Spiders = [SPY US Equity], index = [SPX Index]; Obviously spiders have 10x smaller notional, but for institutional sized trades, any practical differences?
1 Answer
Arnav Guleria, Quantitative Derivatives Trader/Marke...
1 vote by Arun Narasimhan
ETF options internalise decreased transaction costs and increased tracking risk when compared to index options. Additionally:
- SPY options have smaller contract sizes than SPX options ($120 000)
- SPY options are American-style (allow early exercise) versus SPX options which are European-style (no early exercise)
- SPY options are physical delivery versus SPX options which are cash delivery
Indices versus ETFs
Let's step back and evaluate the difference between an index and an index ETF. An index is a statistical measure of changes in a representative group of data points. Thus, the S&P 500 Index (SPX) is simply a statistic that can be calculated at any time by anyone given the underlying stock prices.

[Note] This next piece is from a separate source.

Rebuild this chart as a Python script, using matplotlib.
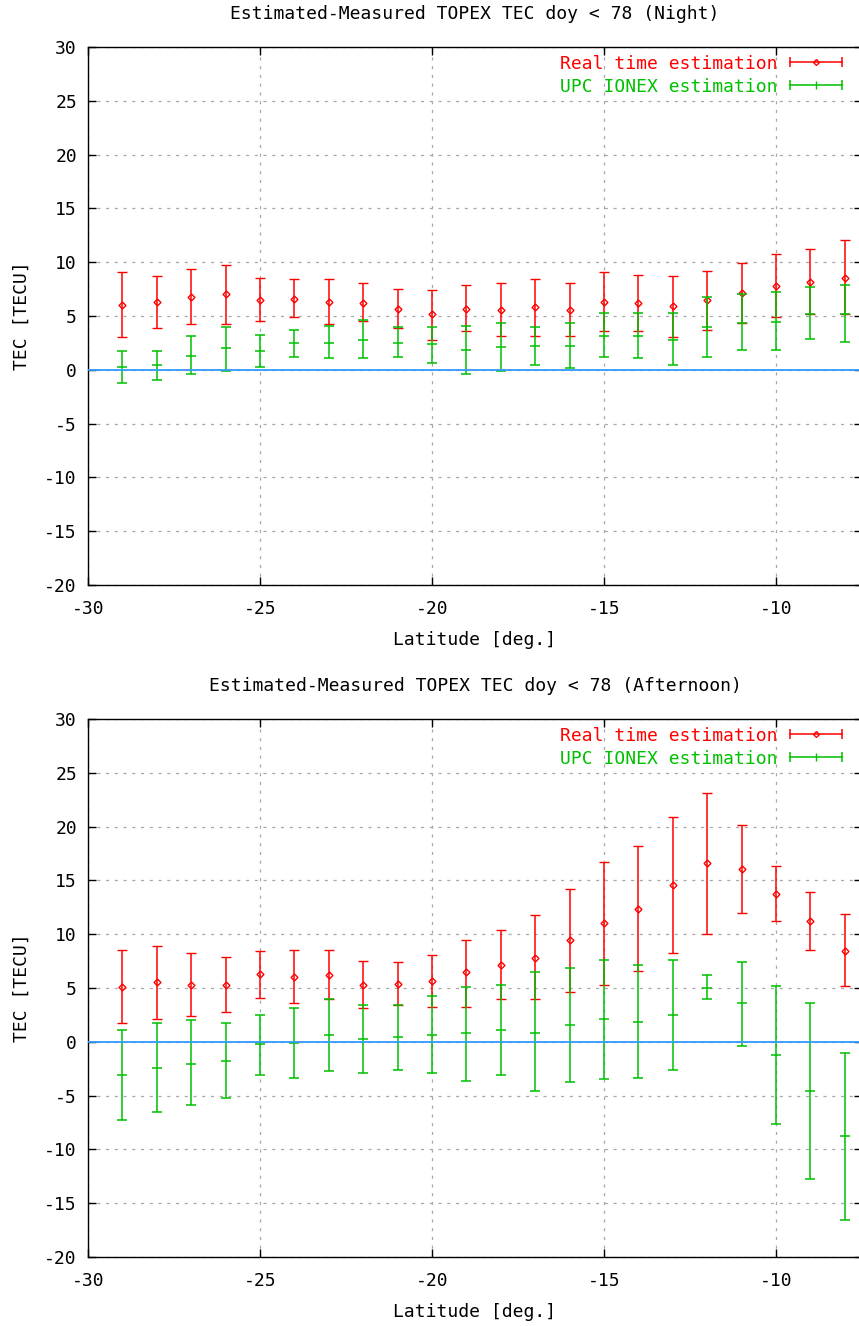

An ETF such as the S&P 500 SPDR (SPY) tracks the SPX in an easily trade-able form. It is subject to tracking error, where the SPY deviates slightly from the SPX. Practically, given the SPX and SPY's liquidities, the tracking error is generally very small (but occasionally noticeable).
Shortest course in delta hedging
Now let's look at how options are priced. Briefly, an option can be synthetically replicated through a blend of stock and cash. This is how dealers price options in the markets. Thus, when "manufacturing" options without exposure to price movement, i.e. while holding a delta neutral portfolio, options market makers have to transact in the underlying stock.
It's cheaper to deal in ETF options than index options
Now let's re-visit your original question.
If I'm a dealer and have to make a market in SPX options, it means transacting in all of the underlying stocks every-time I re-hedge, having to choose a sample of those stocks in the hope that it will sufficiently correlate with the entire portfolio (trading transaction costs for tracking risk), or trading the ETF and eating the tracking error. To help deal with this, index options generally settle in cash (SPX options do).
If I'm a dealer and have to make a market in SPY options, I just trade the underlying ETF. What if the ETF has a 50% tracking error? I don't give a crap. If it comes time to deliver, I deliver the ETF, tracking error be damned.
Thus, SPY options internalise the tracking issues on the ETF side and cruise smoothly on the options side. Additionally, if one is an AP (authorised participant), it can be handy to be delivered the ETF, which is exhangeable into shares, instead of cash. Finally, the open interest in SPX options far exceeds that available for the SPY options.
Note regarding settlement differences
It should also be noted that settlement procedures differ between stock options (which ETF options live under) and index options, e.g. the latter are settled given the opening price on the third Friday of the index versus ETF options which typically use the closing price.